The structural risks are three. First, the $39.5 billion valuation implies commercial-deployment expectations (production volume, customer count, revenue) that the company has not yet publicly demonstrated meeting. Second, Tesla Optimus has the structural advantage of internal-deployment-first commercialization (Tesla can deploy Optimus in its own manufacturing operations without external customer commitment), which provides a learning-loop that Figure depends on external customers for. Third, the broader humanoid-robotics commercial thesis remains unproven at production scale — whether industrial customers will adopt humanoid robots at the price points and reliability levels that the multi-billion-dollar valuation requires is the principal commercial question.

Competitive landscape

  • Tesla Optimus (Tesla AI).

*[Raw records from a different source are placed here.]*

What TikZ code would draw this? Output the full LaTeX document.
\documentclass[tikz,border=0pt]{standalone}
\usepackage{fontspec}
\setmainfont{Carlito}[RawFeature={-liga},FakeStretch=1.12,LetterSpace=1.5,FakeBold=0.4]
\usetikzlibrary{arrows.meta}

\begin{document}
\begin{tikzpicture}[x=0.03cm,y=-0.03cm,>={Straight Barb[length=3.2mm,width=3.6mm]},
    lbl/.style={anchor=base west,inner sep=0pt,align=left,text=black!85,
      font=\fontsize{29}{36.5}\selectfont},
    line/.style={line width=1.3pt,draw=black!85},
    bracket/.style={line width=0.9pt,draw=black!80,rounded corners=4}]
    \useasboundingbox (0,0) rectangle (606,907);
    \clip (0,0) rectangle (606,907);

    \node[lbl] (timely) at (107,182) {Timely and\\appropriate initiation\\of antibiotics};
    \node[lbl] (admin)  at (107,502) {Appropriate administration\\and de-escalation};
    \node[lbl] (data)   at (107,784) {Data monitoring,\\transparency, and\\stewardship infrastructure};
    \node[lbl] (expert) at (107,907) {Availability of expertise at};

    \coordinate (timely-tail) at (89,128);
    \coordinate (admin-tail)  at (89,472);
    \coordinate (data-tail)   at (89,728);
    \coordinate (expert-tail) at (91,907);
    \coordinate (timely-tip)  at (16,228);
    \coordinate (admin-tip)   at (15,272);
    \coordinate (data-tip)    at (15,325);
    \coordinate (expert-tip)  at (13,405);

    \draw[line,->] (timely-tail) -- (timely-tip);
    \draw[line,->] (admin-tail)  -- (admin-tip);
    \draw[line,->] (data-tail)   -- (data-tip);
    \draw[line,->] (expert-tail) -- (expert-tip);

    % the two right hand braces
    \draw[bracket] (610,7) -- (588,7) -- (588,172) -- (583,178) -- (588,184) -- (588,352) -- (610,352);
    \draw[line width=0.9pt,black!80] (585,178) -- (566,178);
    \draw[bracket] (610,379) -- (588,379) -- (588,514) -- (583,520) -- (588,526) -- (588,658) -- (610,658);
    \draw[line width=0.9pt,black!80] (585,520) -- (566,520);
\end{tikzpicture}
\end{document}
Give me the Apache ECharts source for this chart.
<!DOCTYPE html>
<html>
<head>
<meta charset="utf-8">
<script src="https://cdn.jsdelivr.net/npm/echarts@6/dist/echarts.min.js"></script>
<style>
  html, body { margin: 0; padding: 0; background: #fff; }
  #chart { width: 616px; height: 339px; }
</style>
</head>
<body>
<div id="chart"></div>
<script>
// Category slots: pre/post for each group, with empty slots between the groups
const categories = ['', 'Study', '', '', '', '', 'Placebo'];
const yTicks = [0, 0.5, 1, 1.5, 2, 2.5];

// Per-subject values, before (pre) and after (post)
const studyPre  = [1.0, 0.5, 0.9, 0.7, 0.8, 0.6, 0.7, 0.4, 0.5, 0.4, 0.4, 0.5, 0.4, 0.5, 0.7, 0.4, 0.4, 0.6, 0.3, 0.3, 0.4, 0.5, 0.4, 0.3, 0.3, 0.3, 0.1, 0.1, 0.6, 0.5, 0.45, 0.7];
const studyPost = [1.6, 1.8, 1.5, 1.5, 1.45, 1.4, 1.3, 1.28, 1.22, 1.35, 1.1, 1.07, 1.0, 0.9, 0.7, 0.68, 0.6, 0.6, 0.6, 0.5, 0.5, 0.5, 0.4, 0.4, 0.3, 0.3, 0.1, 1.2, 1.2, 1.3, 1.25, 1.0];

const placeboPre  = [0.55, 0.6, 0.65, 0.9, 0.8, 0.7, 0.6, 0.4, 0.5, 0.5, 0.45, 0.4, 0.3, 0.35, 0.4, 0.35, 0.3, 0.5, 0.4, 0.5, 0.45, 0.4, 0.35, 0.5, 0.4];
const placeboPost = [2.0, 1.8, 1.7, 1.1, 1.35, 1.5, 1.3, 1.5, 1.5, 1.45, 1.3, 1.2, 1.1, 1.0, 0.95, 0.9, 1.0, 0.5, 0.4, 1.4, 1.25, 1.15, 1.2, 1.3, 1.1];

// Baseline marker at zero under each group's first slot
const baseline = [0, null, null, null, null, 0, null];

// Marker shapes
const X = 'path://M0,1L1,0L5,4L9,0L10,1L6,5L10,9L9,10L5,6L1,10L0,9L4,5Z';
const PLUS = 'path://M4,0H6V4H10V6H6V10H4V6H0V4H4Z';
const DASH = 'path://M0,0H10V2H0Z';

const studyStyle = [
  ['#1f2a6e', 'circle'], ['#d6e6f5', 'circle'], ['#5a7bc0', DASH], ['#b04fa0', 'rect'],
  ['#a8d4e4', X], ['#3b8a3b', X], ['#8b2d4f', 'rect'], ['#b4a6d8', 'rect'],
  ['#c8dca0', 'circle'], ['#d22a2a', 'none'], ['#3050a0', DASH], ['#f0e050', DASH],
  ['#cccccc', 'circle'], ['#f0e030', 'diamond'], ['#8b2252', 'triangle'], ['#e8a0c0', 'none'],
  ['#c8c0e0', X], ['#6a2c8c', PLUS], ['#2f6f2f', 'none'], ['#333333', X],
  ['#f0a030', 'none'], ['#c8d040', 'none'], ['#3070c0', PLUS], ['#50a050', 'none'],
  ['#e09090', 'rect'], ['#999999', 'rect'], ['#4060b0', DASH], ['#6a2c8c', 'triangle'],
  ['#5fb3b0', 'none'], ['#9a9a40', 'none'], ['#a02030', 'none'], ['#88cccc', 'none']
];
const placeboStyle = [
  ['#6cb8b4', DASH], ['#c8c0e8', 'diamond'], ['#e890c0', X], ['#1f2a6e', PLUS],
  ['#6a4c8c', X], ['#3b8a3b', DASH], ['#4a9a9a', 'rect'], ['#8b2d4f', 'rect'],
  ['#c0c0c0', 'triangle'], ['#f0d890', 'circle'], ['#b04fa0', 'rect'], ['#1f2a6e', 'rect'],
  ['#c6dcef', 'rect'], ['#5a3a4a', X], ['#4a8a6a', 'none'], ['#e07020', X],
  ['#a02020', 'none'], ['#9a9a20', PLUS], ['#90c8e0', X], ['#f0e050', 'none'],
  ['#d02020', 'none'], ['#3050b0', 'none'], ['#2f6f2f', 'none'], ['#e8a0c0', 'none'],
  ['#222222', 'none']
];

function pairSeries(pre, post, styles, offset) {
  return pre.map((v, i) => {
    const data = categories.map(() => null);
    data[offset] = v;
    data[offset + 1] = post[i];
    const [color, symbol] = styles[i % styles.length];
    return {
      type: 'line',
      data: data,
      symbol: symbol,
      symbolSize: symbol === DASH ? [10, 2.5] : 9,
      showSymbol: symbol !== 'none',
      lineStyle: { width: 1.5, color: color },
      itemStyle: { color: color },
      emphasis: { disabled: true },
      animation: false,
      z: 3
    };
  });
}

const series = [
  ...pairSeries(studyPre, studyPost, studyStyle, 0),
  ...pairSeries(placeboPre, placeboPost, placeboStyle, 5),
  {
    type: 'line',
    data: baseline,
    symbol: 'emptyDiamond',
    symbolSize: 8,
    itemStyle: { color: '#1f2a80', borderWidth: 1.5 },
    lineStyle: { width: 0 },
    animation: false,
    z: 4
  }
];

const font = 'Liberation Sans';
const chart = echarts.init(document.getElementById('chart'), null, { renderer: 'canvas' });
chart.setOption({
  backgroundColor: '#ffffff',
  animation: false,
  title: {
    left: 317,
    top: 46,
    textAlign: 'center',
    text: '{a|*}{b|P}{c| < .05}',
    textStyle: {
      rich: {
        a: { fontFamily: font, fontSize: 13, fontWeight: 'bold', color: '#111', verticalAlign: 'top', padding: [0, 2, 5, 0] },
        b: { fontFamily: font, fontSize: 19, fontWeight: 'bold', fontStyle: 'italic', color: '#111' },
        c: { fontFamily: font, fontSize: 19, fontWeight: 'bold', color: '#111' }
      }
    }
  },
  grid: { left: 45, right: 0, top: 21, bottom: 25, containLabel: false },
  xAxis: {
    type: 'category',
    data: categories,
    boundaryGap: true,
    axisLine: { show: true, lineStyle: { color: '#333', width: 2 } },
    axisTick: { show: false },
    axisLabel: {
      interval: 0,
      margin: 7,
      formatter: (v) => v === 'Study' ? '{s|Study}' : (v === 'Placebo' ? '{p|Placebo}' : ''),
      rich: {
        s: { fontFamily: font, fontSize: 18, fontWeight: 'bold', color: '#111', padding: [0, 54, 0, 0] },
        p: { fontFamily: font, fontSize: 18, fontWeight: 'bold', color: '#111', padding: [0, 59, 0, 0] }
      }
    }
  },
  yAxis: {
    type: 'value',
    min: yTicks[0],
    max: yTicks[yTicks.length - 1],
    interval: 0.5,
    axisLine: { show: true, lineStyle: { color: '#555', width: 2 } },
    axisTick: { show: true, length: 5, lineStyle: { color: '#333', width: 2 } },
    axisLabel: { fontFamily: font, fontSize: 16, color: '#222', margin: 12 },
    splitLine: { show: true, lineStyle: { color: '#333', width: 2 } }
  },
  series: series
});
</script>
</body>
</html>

Direct industrial-humanoid-robotics competitor. Tesla's vertically integrated hardware-and-AI approach, combined with the captive Tesla manufacturing deployment surface, structurally distinguishes Optimus from Figure.
  • 1X. Norwegian-American humanoid-robotics peer with consumer-and-household commercial focus rather than industrial. Different commercial positioning.
  • Boston Dynamics (Hyundai-owned). Robotics incumbent with longer-running engineering history but slower commercial humanoid-robotics path. Atlas (the Boston Dynamics humanoid) was relaunched in electric form in April 2024.
  • Apptronik, Agility Robotics, Sanctuary AI. US humanoid-robotics peers with adjacent commercial-segment focus.
  • Unitree, Fourier Intelligence, Agibot. Chinese humanoid-robotics competitors with substantially lower price points.
  • Physical Intelligence, Skild AI. Robotics-AI foundation-model peers; potential platform-layer alternatives but currently more competitive than complementary given Figure's in-house Helix model.
  • NVIDIA Research GR00T. Strategic-and-research peer; NVIDIA is also a Figure investor.

Outlook

  • Continued Figure 02 production scaling and BMW Spartanburg deployment expansion through 2026 to 2027.
  • Additional commercial-customer announcements beyond BMW.
  • Helix vision-language-action foundation-model iteration and any successor model release.
  • The competitive dynamic with Tesla Optimus as both organizations move toward production-scale industrial deployment.
  • Whether the $39.5 billion valuation will be sustained, raised, or revised based on commercial-deployment progress.